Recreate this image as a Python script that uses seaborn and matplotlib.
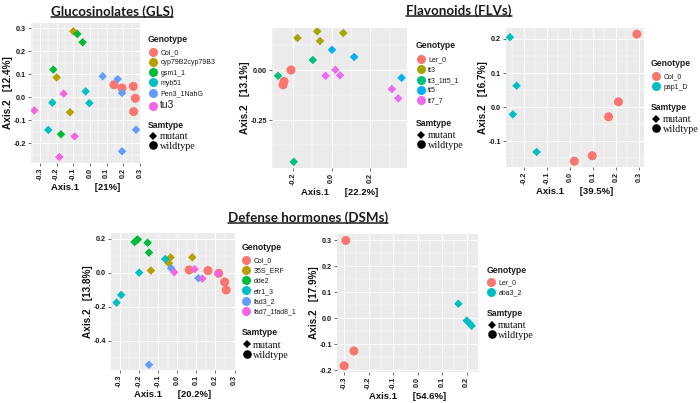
import numpy as np
import pandas as pd
import matplotlib
matplotlib.use("Agg")
import matplotlib.pyplot as plt
import seaborn as sns
from matplotlib.lines import Line2D
from matplotlib.ticker import FixedLocator, FormatStrFormatter

sns.set_theme(style="white")
plt.rcParams["font.family"] = ["Liberation Sans", "DejaVu Sans"]
plt.rcParams["axes.unicode_minus"] = False

# ---------------- data ----------------
# Glucosinolates (GLS)
gls_order = ["Col_0", "cyp79B2cyp79B3", "gsm1_1", "myb51", "Pen3_1NahG", "tu3"]
gls_genotype = ["Col_0"] * 5 + ["cyp79B2cyp79B3"] * 3 + ["gsm1_1"] * 4 + ["myb51"] * 4 + ["Pen3_1NahG"] * 5 + ["tu3"] * 4
gls_axis1 = [0.144, 0.192, 0.260, 0.272, 0.262,
             -0.100, -0.200, -0.120,
             -0.076, -0.044, -0.220, -0.174,
             -0.026, -0.004, -0.226, -0.250,
             0.076, 0.166, 0.192, 0.276, 0.192,
             -0.158, -0.334, -0.092, -0.184]
gls_axis2 = [0.054, 0.040, 0.047, -0.005, -0.063,
             0.287, 0.086, -0.066,
             0.275, 0.239, 0.120, -0.162,
             0.025, -0.026, -0.024, -0.143,
             0.091, 0.079, 0.018, -0.142, -0.236,
             0.015, -0.058, -0.171, -0.261]

# Flavonoids (FLVs), Ler background
flv1_order = ["Ler_0", "tt3", "tt3_1tt5_1", "tt5", "tt7_7"]
flv1_genotype = ["Ler_0"] * 3 + ["tt3"] * 4 + ["tt3_1tt5_1"] * 3 + ["tt5"] * 3 + ["tt7_7"] * 5
flv1_axis1 = [-0.209, -0.245, -0.250,
              -0.176, -0.074, -0.060, 0.060,
              -0.276, -0.097, -0.195,
              0.002, 0.116, 0.360,
              -0.031, 0.019, 0.043, 0.310, 0.343]
flv1_axis2 = [0.002, -0.055, -0.072,
              0.162, 0.195, 0.147, 0.187,
              -0.027, 0.052, -0.457,
              0.103, 0.067, -0.037,
              -0.027, 0.003, -0.025, -0.093, -0.140]

# Flavonoids (FLVs), Col background
flv2_order = ["Col_0", "pap1_D"]
flv2_genotype = ["Col_0"] * 5 + ["pap1_D"] * 4
flv2_axis1 = [0.291, 0.211, 0.168, 0.097, 0.019, -0.261, -0.232, -0.248, -0.145]
flv2_axis2 = [0.214, 0.016, -0.028, -0.142, -0.158, 0.205, 0.063, -0.021, -0.131]

# Defense hormones (DSMs), Col background
dsm1_order = ["Col_0", "35S_ERF", "dde2", "etr1_3", "fad3_2", "fad7_1fad8_1"]
dsm1_genotype = ["Col_0"] * 5 + ["35S_ERF"] * 4 + ["dde2"] * 5 + ["etr1_3"] * 4 + ["fad3_2"] * 3 + ["fad7_1fad8_1"] * 4
dsm1_axis1 = [0.063, 0.161, 0.217, 0.248, 0.256,
              -0.137, -0.034, -0.043, 0.079,
              -0.222, -0.212, -0.205, -0.154, -0.147,
              -0.198, -0.292, -0.316, -0.062,
              -0.031, 0.111, -0.147,
              -0.015, 0.091, 0.132, 0.214]
dsm1_axis2 = [0.016, 0.012, -0.004, -0.055, -0.102,
              0.012, 0.090, 0.055, 0.090,
              0.180, 0.190, 0.195, 0.176, 0.118,
              0.000, -0.131, -0.176, 0.080,
              0.025, -0.033, -0.541,
              0.002, 0.020, -0.035, -0.004]

# Defense hormones (DSMs), Ler background
dsm2_order = ["Ler_0", "aba3_2"]
dsm2_genotype = ["Ler_0"] * 3 + ["aba3_2"] * 4
dsm2_axis1 = [-0.293, -0.260, -0.300, 0.166, 0.200, 0.211, 0.220]
dsm2_axis2 = [0.300, -0.126, -0.183, 0.056, -0.009, -0.019, -0.029]

wildtypes = ["Col_0", "Ler_0"]
samtype_order = ["mutant", "wildtype"]

# ---------------- figure ----------------
W, H = 700, 403
fig = plt.figure(figsize=(W / 100, H / 100), dpi=100)
fig.patch.set_facecolor("white")


def px_axes(l, t, r, b):
    return fig.add_axes([l / W, 1 - b / H, (r - l) / W, (b - t) / H])


def gg_colors(n):
    # ggplot2 default hue palette
    tables = {
        2: ["#F8766D", "#00BFC4"],
        5: ["#F8766D", "#A3A500", "#00BF7D", "#00B0F6", "#E76BF3"],
        6: ["#F8766D", "#B79F00", "#00BA38", "#00BFC4", "#619CFF", "#F564E3"],
    }
    return tables[n]


def make_df(genotype, a1, a2):
    df = pd.DataFrame({"Genotype": genotype, "Axis.1": a1, "Axis.2": a2})
    df["Samtype"] = np.where(df["Genotype"].isin(wildtypes), "wildtype", "mutant")
    return df


def draw_panel(box, df, order, xlim, ylim, xticks, yticks, xlab, ylab, yfmt="%.1f", xfmt="%.1f"):
    ax = px_axes(*box)
    pal = dict(zip(order, gg_colors(len(order))))
    sns.scatterplot(data=df, x="Axis.1", y="Axis.2", hue="Genotype", hue_order=order, palette=pal,
                    style="Samtype", markers={"mutant": "D", "wildtype": "o"},
                    size="Samtype", sizes={"mutant": 19, "wildtype": 42},
                    linewidth=0, alpha=1, legend=False, ax=ax, zorder=3)
    ax.set_facecolor("#EBEBEB")
    ax.set_xlim(*xlim)
    ax.set_ylim(*ylim)
    ax.xaxis.set_major_locator(FixedLocator(xticks))
    ax.yaxis.set_major_locator(FixedLocator(yticks))
    dx = xticks[1] - xticks[0]
    dy = yticks[1] - yticks[0]
    ax.xaxis.set_minor_locator(FixedLocator(np.arange(xticks[0] - dx / 2, xticks[-1] + dx, dx)))
    ax.yaxis.set_minor_locator(FixedLocator(np.arange(yticks[0] - dy / 2, yticks[-1] + dy, dy)))
    ax.xaxis.set_major_formatter(FormatStrFormatter(xfmt))
    ax.yaxis.set_major_formatter(FormatStrFormatter(yfmt))
    ax.grid(which="major", color="white", lw=0.7)
    ax.grid(which="minor", color="white", lw=0.35)
    ax.set_axisbelow(True)
    for s in ax.spines.values():
        s.set_visible(False)
    ax.tick_params(which="major", length=2, width=0.5, color="#333333", pad=1.5,
                   labelsize=5.2, labelcolor="#1a1a1a", bottom=True, left=True)
    ax.tick_params(which="minor", length=0)
    ax.tick_params(axis="x", labelrotation=90)
    for lab in ax.get_xticklabels() + ax.get_yticklabels():
        lab.set_fontweight("bold")
    ax.set_xlabel(xlab, fontsize=6.8, fontweight="bold", labelpad=2, color="#111111")
    ax.set_ylabel(ylab, fontsize=7.2, fontweight="bold", labelpad=0.5, color="#111111")
    return ax, pal


def add_legends(order, pal, x, y_gtitle, y_gfirst, y_stitle, y_sfirst, big_last=False):
    # Genotype block
    fig.text(x / W, 1 - y_gtitle / H, "Genotype", ha="left", va="center",
             fontsize=6.2, fontweight="bold", color="#1a1a1a")
    handles = [Line2D([], [], ls="", marker="o", markersize=6.5, markeredgewidth=0, color=pal[g]) for g in order]
    leg = fig.legend(handles, order, loc="upper left",
                     bbox_to_anchor=((x + 1.5) / W, 1 - (y_gfirst - 3.4) / H), frameon=False, fontsize=5,
                     labelspacing=0.46, handlelength=1.0, handletextpad=0.55,
                     borderpad=0, borderaxespad=0)
    for t in leg.get_texts():
        t.set_color("#1a1a1a")
    if big_last:
        leg.get_texts()[-1].set_fontsize(7.5)
    # Samtype block
    fig.text(x / W, 1 - y_stitle / H, "Samtype", ha="left", va="center",
             fontsize=6.2, fontweight="bold", color="#1a1a1a")
    sh = [Line2D([], [], ls="", marker="D", markersize=4.4, markeredgewidth=0, color="black"),
          Line2D([], [], ls="", marker="o", markersize=6.2, markeredgewidth=0, color="black")]
    leg2 = fig.legend(sh, samtype_order, loc="upper left",
                      bbox_to_anchor=((x + 2) / W, 1 - (y_sfirst - 4.8) / H), frameon=False,
                      prop={"family": "Liberation Serif", "size": 7.3},
                      labelspacing=0.05, handlelength=0.65, handletextpad=0.3,
                      borderpad=0, borderaxespad=0)
    for t in leg2.get_texts():
        t.set_color("#111111")
    return leg, leg2


gls_df = make_df(gls_genotype, gls_axis1, gls_axis2)
flv1_df = make_df(flv1_genotype, flv1_axis1, flv1_axis2)
flv2_df = make_df(flv2_genotype, flv2_axis1, flv2_axis2)
dsm1_df = make_df(dsm1_genotype, dsm1_axis1, dsm1_axis2)
dsm2_df = make_df(dsm2_genotype, dsm2_axis1, dsm2_axis2)

gap = "      "
ax1, p1 = draw_panel((31, 23, 141, 163), gls_df, gls_order, (-0.354, 0.306), (-0.287, 0.323),
                     [-0.3, -0.2, -0.1, 0.0, 0.1, 0.2, 0.3], [-0.2, -0.1, 0.0, 0.1, 0.2, 0.3],
                     "Axis.1" + gap + "[21%]", "Axis.2   [12.4%]")
ax2, p2 = draw_panel((272, 28, 407, 168), flv1_df, flv1_order, (-0.307, 0.388), (-0.488, 0.212),
                     [-0.2, 0.0, 0.2, 0.4], [-0.25, 0.0], "Axis.1" + gap + "[22.2%]", "Axis.2   [13.1%]",
                     yfmt="%.2f")
ax3, p3 = draw_panel((506, 28, 644, 167), flv2_df, flv2_order, (-0.278, 0.322), (-0.175, 0.232),
                     [-0.2, -0.1, 0.0, 0.1, 0.2, 0.3], [-0.1, 0.0, 0.1, 0.2],
                     "Axis.1" + gap + "[39.5%]", "Axis.2   [16.7%]")
ax4, p4 = draw_panel((111, 233, 235, 370), dsm1_df, dsm1_order, (-0.345, 0.302), (-0.572, 0.233),
                     [-0.3, -0.2, -0.1, 0.0, 0.1, 0.2, 0.3], [-0.4, -0.2, 0.0, 0.2],
                     "Axis.1" + gap + "[20.2%]", "Axis.2   [13.8%]")
ax5, p5 = draw_panel((337, 234, 478, 372), dsm2_df, dsm2_order, (-0.329, 0.246), (-0.207, 0.325),
                     [-0.3, -0.2, -0.1, 0.0, 0.1, 0.2], [-0.2, -0.1, 0.0, 0.1, 0.2, 0.3],
                     "Axis.1" + gap + "[54.6%]", "Axis.2   [17.9%]")

add_legends(gls_order, p1, 148, 40, 52.7, 125, 137, big_last=True)
add_legends(flv1_order, p2, 416, 46, 60, 123, 136)
add_legends(flv2_order, p3, 651, 64, 77, 108, 120)
add_legends(dsm1_order, p4, 241.5, 247.7, 260.7, 332.7, 345.7)
add_legends(dsm2_order, p5, 486.5, 270.7, 282.7, 313, 326)

# titles, underlined
titles = [("Glucosinolates (GLS)", 112, 12), ("Flavonoids (FLVs)", 459, 11),
          ("Defense hormones (DSMs)", 308, 218)]
title_objs = []
for txt, x, y in titles:
    t = fig.text(x / W, 1 - y / H, txt, ha="center", va="center", fontsize=9.6,
                 fontweight="bold", family=["Lato", "DejaVu Sans"], color="#1a1a1a")
    title_objs.append(t)

fig.canvas.draw()
renderer = fig.canvas.get_renderer()
for t in title_objs:
    bb = t.get_window_extent(renderer)
    yline = bb.y0 + 1.0
    fig.add_artist(Line2D([bb.x0 / W, bb.x1 / W], [yline / H, yline / H],
                          transform=fig.transFigure, color="#1a1a1a", lw=1.1))

fig.savefig("out.png", dpi=100, facecolor="white")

+++

What the task requires :: Leave out any pictures and return exactly the lines from the beginning of the data through the line with "from matplotlib.ticker import", inclusive.

Solution to the problem ::
Recreate this image as a Python script that uses seaborn and matplotlib.
import numpy as np
import pandas as pd
import matplotlib
matplotlib.use("Agg")
import matplotlib.pyplot as plt
import seaborn as sns
from matplotlib.lines import Line2D
from matplotlib.ticker import FixedLocator, FormatStrFormatter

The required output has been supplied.